New York, 15 July 2019: Analyses from the many global civil society organisations which contributed to the Spotlight on Sustainable Development 2019 make it clear that to meaningfully tackle the obstacles and contradictions in the implementation of the 2030 Agenda and Sustainable Development Goals needs more sweeping, holistic shifts in how and where power is vested.
The current status of Artificial Intelligence governance must be reshaped or it will contribute to more being left behind. The risks and shifts are outlined by Cecilia Alemany of Development Alternatives with Women for a New Era (DAWN) and Anita Gurumurthy of IT For Change (ITFC) in a chapter on Governance of Data and Artificial Intelligence.

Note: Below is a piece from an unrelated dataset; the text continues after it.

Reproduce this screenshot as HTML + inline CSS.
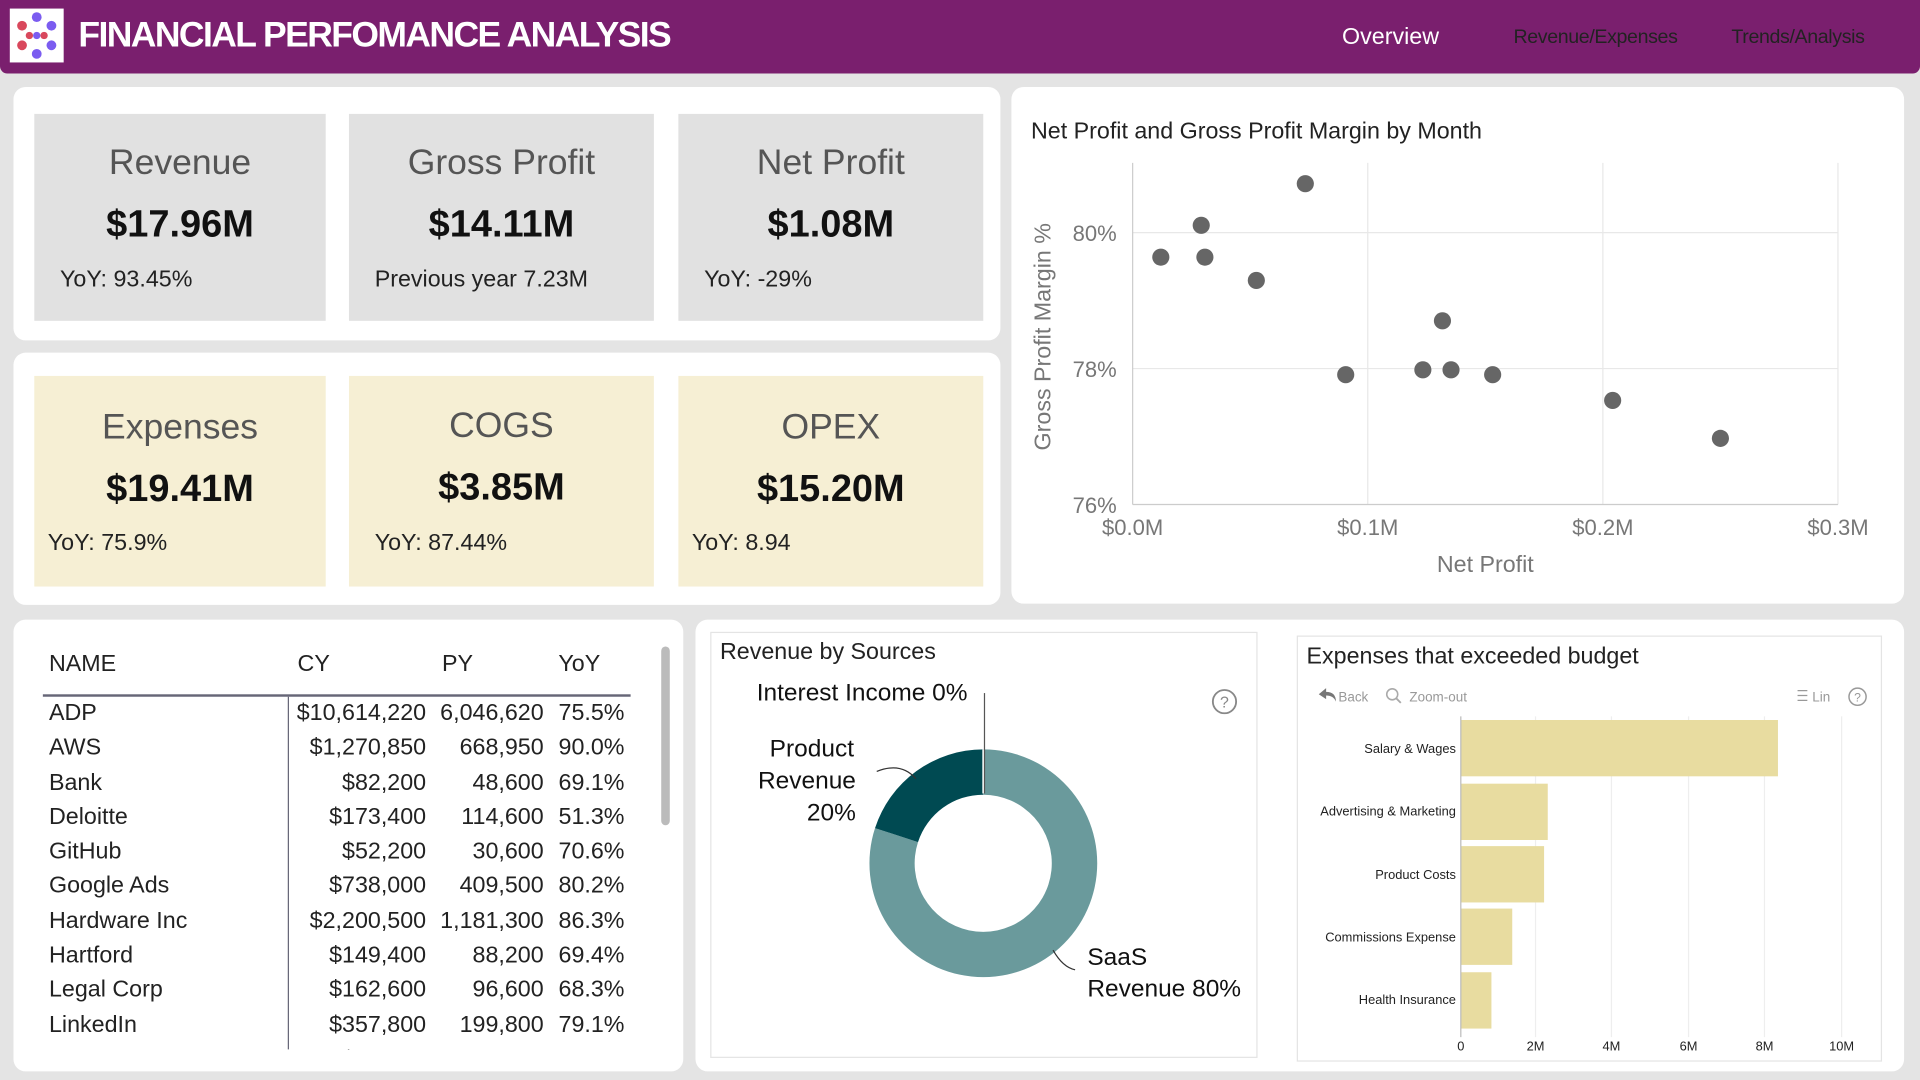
<!DOCTYPE html>
<html><head><meta charset="utf-8"><style>
html,body{margin:0;padding:0;width:1920px;height:1080px;overflow:hidden;background:#e4e4e4;font-family:"Liberation Sans",sans-serif}
#s{position:absolute;left:0;top:0;width:1568px;height:882px;transform:scale(1.22449);transform-origin:0 0}
.a{position:absolute}
.panel{position:absolute;background:#fff;border-radius:10px}
.kpi{position:absolute;text-align:center;color:#111}
.kpi .t{position:absolute;left:0;right:0;top:24px;font-size:29px;color:#555}
.kpi .v{position:absolute;left:0;right:0;top:72px;font-size:31px;font-weight:bold}
.kpi .y{position:absolute;top:125px;font-size:19px;color:#222}
.g{background:#e1e1e1}.b{background:#f6efd4}
table{border-collapse:collapse;font-size:19px;color:#222}
td{padding:0;height:28.3px;line-height:28.3px}
.h{position:absolute;top:532px;font-size:19px;color:#222}
</style></head><body><div id="s">
<div class="a" style="left:0;top:0;width:1568px;height:60px;background:#7a1f6e;border-radius:0 0 6px 6px"></div>
<div class="a" style="left:8px;top:7px;width:44px;height:44px;background:#fff">
<svg width="44" height="44"><g fill="#7b5cf0"><circle cx="22" cy="7" r="4"/><circle cx="34" cy="14" r="4"/><circle cx="34" cy="30" r="4"/><circle cx="22" cy="37" r="4"/><circle cx="22" cy="22" r="3"/></g><g fill="#d9485c"><circle cx="10" cy="14" r="4"/><circle cx="10" cy="30" r="4"/><circle cx="16" cy="22" r="3"/><circle cx="28" cy="22" r="3"/></g></svg></div>
<div class="a" style="left:64px;top:13px;font-size:29px;font-weight:bold;color:#fff;letter-spacing:-1.3px">FINANCIAL PERFOMANCE ANALYSIS</div>
<div class="a" style="left:1096px;top:20px;font-size:19px;color:#fff">Overview</div>
<div class="a" style="left:1236px;top:22px;font-size:16px;color:#222;letter-spacing:-0.3px">Revenue/Expenses</div>
<div class="a" style="left:1414px;top:22px;font-size:16px;color:#222;letter-spacing:-0.3px">Trends/Analysis</div>

<div class="panel" style="left:11px;top:71px;width:806px;height:207px"></div>
<div class="panel" style="left:11px;top:288px;width:806px;height:206px"></div>
<div class="kpi g" style="left:28px;top:93px;width:238px;height:169px"><div class="t">Revenue</div><div class="v">$17.96M</div><div class="y" style="left:21px">YoY: 93.45%</div></div>
<div class="kpi g" style="left:285px;top:93px;width:249px;height:169px"><div class="t">Gross Profit</div><div class="v">$14.11M</div><div class="y" style="left:21px">Previous year 7.23M</div></div>
<div class="kpi g" style="left:554px;top:93px;width:249px;height:169px"><div class="t">Net Profit</div><div class="v">$1.08M</div><div class="y" style="left:21px">YoY: -29%</div></div>
<div class="kpi b" style="left:28px;top:307px;width:238px;height:172px"><div class="t" style="top:26px">Expenses</div><div class="v" style="top:74px">$19.41M</div><div class="y" style="left:11px;top:126px">YoY: 75.9%</div></div>
<div class="kpi b" style="left:285px;top:307px;width:249px;height:172px"><div class="t" style="top:25px">COGS</div><div class="v" style="top:73px">$3.85M</div><div class="y" style="left:21px;top:126px">YoY: 87.44%</div></div>
<div class="kpi b" style="left:554px;top:307px;width:249px;height:172px"><div class="t" style="top:26px">OPEX</div><div class="v" style="top:74px">$15.20M</div><div class="y" style="left:11px;top:126px">YoY: 8.94</div></div>

<div class="panel" style="left:826px;top:71px;width:729px;height:422px"></div>
<svg class="a" style="left:826px;top:71px" width="729" height="422">
<text x="16" y="42" font-size="19" fill="#222">Net Profit and Gross Profit Margin by Month</text>
<g stroke="#e8e8e8"><line x1="99" y1="119" x2="675" y2="119"/><line x1="99" y1="230" x2="675" y2="230"/><line x1="291" y1="62" x2="291" y2="341"/><line x1="483" y1="62" x2="483" y2="341"/><line x1="675" y1="62" x2="675" y2="341"/></g>
<line x1="99" y1="62" x2="99" y2="341" stroke="#ccc"/><line x1="99" y1="341" x2="675" y2="341" stroke="#ccc"/>
<g font-size="18" fill="#777"><text x="86" y="126" text-anchor="end">80%</text><text x="86" y="237" text-anchor="end">78%</text><text x="86" y="348" text-anchor="end">76%</text>
<text x="99" y="366" text-anchor="middle">$0.0M</text><text x="291" y="366" text-anchor="middle">$0.1M</text><text x="483" y="366" text-anchor="middle">$0.2M</text><text x="675" y="366" text-anchor="middle">$0.3M</text>
<text x="387" y="396" text-anchor="middle" font-size="19">Net Profit</text>
<text transform="translate(32,204) rotate(-90)" text-anchor="middle" font-size="19">Gross Profit Margin %</text></g>
<g fill="#666"><circle cx="122" cy="139" r="7"/><circle cx="155" cy="113" r="7"/><circle cx="158" cy="139" r="7"/><circle cx="200" cy="158" r="7"/><circle cx="240" cy="79" r="7"/><circle cx="273" cy="235" r="7"/><circle cx="336" cy="231" r="7"/><circle cx="352" cy="191" r="7"/><circle cx="359" cy="231" r="7"/><circle cx="393" cy="235" r="7"/><circle cx="491" cy="256" r="7"/><circle cx="579" cy="287" r="7"/></g>
</svg>

<div class="panel" style="left:11px;top:506px;width:547px;height:369px"></div>
<div class="a" style="left:540px;top:528px;width:7px;height:146px;background:#bbb;border-radius:4px"></div>
<div class="h" style="left:40px">NAME</div><div class="h" style="left:243px">CY</div><div class="h" style="left:361px">PY</div><div class="h" style="left:456px">YoY</div>
<div class="a" style="left:35px;top:567px;width:480px;height:2px;background:#667"></div>
<div class="a" style="left:235px;top:569px;width:1px;height:288px;background:#667"></div>
<div class="a" style="left:35px;top:569px;width:480px;height:288px;overflow:hidden">
<table style="position:absolute;left:0;top:0;width:475px">
<colgroup><col style="width:205px"><col style="width:108px"><col style="width:96px"><col></colgroup>
<tr><td style="padding-left:5px">ADP</td><td align="right">$10,614,220</td><td align="right">6,046,620</td><td align="right">75.5%</td></tr>
<tr><td style="padding-left:5px">AWS</td><td align="right">$1,270,850</td><td align="right">668,950</td><td align="right">90.0%</td></tr>
<tr><td style="padding-left:5px">Bank</td><td align="right">$82,200</td><td align="right">48,600</td><td align="right">69.1%</td></tr>
<tr><td style="padding-left:5px">Deloitte</td><td align="right">$173,400</td><td align="right">114,600</td><td align="right">51.3%</td></tr>
<tr><td style="padding-left:5px">GitHub</td><td align="right">$52,200</td><td align="right">30,600</td><td align="right">70.6%</td></tr>
<tr><td style="padding-left:5px">Google Ads</td><td align="right">$738,000</td><td align="right">409,500</td><td align="right">80.2%</td></tr>
<tr><td style="padding-left:5px">Hardware Inc</td><td align="right">$2,200,500</td><td align="right">1,181,300</td><td align="right">86.3%</td></tr>
<tr><td style="padding-left:5px">Hartford</td><td align="right">$149,400</td><td align="right">88,200</td><td align="right">69.4%</td></tr>
<tr><td style="padding-left:5px">Legal Corp</td><td align="right">$162,600</td><td align="right">96,600</td><td align="right">68.3%</td></tr>
<tr><td style="padding-left:5px">LinkedIn</td><td align="right">$357,800</td><td align="right">199,800</td><td align="right">79.1%</td></tr>
<tr><td style="padding-left:5px">Mailchimp</td><td align="right">$52,500</td><td align="right">50,500</td><td align="right">4.0%</td></tr>
</table></div>

<div class="panel" style="left:568px;top:506px;width:987px;height:369px"></div>
<div class="a" style="left:580px;top:516px;width:445px;height:346px;border:1px solid #e4e4e4"></div>
<div class="a" style="left:1059px;top:519px;width:476px;height:346px;border:1px solid #e4e4e4"></div>
<svg class="a" style="left:568px;top:506px" width="987" height="369">
<text x="20" y="32" font-size="19" fill="#222">Revenue by Sources</text>
<g font-size="20" fill="#111"><text x="50" y="66">Interest Income 0%</text><text x="95" y="112" text-anchor="middle">Product</text><text x="131" y="138" text-anchor="end">Revenue</text><text x="131" y="164" text-anchor="end">20%</text>
<text x="320" y="282">SaaS</text><text x="320" y="308">Revenue 80%</text></g>
<circle cx="432" cy="67" r="9.5" fill="none" stroke="#888" stroke-width="1.5"/><text x="432" y="72" font-size="13" fill="#888" text-anchor="middle">?</text>
<path d="M235,106 A93,93 0 1 1 146.6,170.3 L181.7,181.7 A56,56 0 1 0 235,143 Z" fill="#6a9a9c"/>
<path d="M146.6,170.3 A93,93 0 0 1 235,106 L235,143 A56,56 0 0 0 181.7,181.7 Z" fill="#004a52"/>
<line x1="235" y1="142" x2="235" y2="106" stroke="#fff" stroke-width="1.5"/>
<line x1="236" y1="60" x2="236" y2="142" stroke="#555" stroke-width="1"/>
<path d="M148,124 Q168,116 180,130" fill="none" stroke="#333"/>
<path d="M292,270 Q300,284 310,286" fill="none" stroke="#333"/>
</svg>
<svg class="a" style="left:1059px;top:519px" width="476" height="346">
<text x="8" y="23" font-size="19" fill="#222">Expenses that exceeded budget</text>
<g font-size="11" fill="#999"><text x="34" y="54">Back</text><text x="92" y="54">Zoom-out</text><text x="421" y="54">Lin</text></g>
<path d="M18,48 l6,-5 v3 q8,0 8,8 q-2,-5 -8,-5 v3 z" fill="#777"/>
<circle cx="78" cy="48" r="4.5" fill="none" stroke="#aaa" stroke-width="1.3"/><line x1="81" y1="51" x2="85" y2="55" stroke="#aaa" stroke-width="1.5"/>
<g stroke="#999"><line x1="409" y1="45" x2="417" y2="45"/><line x1="409" y1="49" x2="417" y2="49"/><line x1="409" y1="53" x2="417" y2="53"/></g>
<circle cx="458" cy="50" r="7" fill="none" stroke="#999" stroke-width="1.2"/><text x="458" y="54" font-size="10" fill="#999" text-anchor="middle">?</text>
<g stroke="#eee"><line x1="195" y1="66" x2="195" y2="328"/><line x1="257" y1="66" x2="257" y2="328"/><line x1="320" y1="66" x2="320" y2="328"/><line x1="382" y1="66" x2="382" y2="328"/><line x1="445" y1="66" x2="445" y2="328"/></g>
<g fill="#e8dca0"><rect x="134" y="69" width="259" height="46"/><rect x="134" y="121" width="71" height="46"/><rect x="134" y="172" width="68" height="46"/><rect x="134" y="223" width="42" height="46"/><rect x="134" y="275" width="25" height="46"/></g>
<line x1="134" y1="66" x2="134" y2="328" stroke="#bbb"/>
<g font-size="10.5" fill="#222" text-anchor="end"><text x="130" y="96">Salary &amp; Wages</text><text x="130" y="147">Advertising &amp; Marketing</text><text x="130" y="199">Product Costs</text><text x="130" y="250">Commissions Expense</text><text x="130" y="301">Health Insurance</text></g>
<g font-size="10.5" fill="#222" text-anchor="middle"><text x="134" y="339">0</text><text x="195" y="339">2M</text><text x="257" y="339">4M</text><text x="320" y="339">6M</text><text x="382" y="339">8M</text><text x="445" y="339">10M</text></g>
</svg>
</div></body></html>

They propose the United Nations as the forum where AI must be understood and governed as a crucial condition for human rights, democracy, peace and sustainable development. But it has to be led by governments with broader participation, ensuring that it is not directed by platform companies’ interests, and that it is not regulated only as a matter of e-commerce or trade as currently seems to be the case. Digital intelligence, generated from social interactions data (of people and things in a networked data environment) to produce profit marks a shift in the foundational structures of society and economy, requiring a new governance model.
Concerns about the inherent biases in AI and consequences for fundamental rights, including the right to equality and non-discrimination, are being widely flagged today by civil rights groups. Employees of big digital corporations have also raised their voices against the weaponization of cyberspace through a state-corporate nexus. Alemany and Gurumurthy flag that it is vital to recognise that data and AI Governance needs a more comprehensive approach that addresses the individual and structural underpinnings of equality and justice.
Many public policy decisions that shape citizens’ everyday experience are found not in legislative norms but in software codes and AI made by scientists and innovators in private (and monopolistic) settings. Policy-makers have not yet grasped of the risks of delegating public and private decision-making to AI and ML. All countries need to understand the impact of deep learning and intelligent prediction models in public policy design and response to get the benefits and reduce risks. Good policy can ensure that this can be the beginning of a ‘golden age’ of social sciences, a coming together of contextual complexities and statistical interpretations at a new level.
IT for Change calls for “an agile legal and policy framework to curb platform excess”, to govern the new economy and its effects on the society, citizens, institutions and politics in this digital era. States should mandate “that private platforms in key sectors share critical data they collect with state agencies, with safeguards for protecting user and citizen privacy. To support essential public services, like city transport or health care, companies must be obligated to open up such public data for the public interest”.
The UN High-Level Panel on Digital Cooperation is led by two chairs (common practice), but, uncommonly, both of them come from two of the most important transnational corporations of the digital economy. However public leadership has not been ensured. If the international community continues to merely observe how monopolies are owning people’s data and using AI without any correction to their abusive practices and biases, existing structural asymmetries will be reproduced also in the way data and AI will be governed or ungoverned.
The international community needs to work towards an overall paradigm shift where there is a convergence of the liberal paradigm (open AI, open internet, etc.) with a more progressive paradigm (communitization of the digital world) based on human rights and a clear norm setting on digital rights and obligations.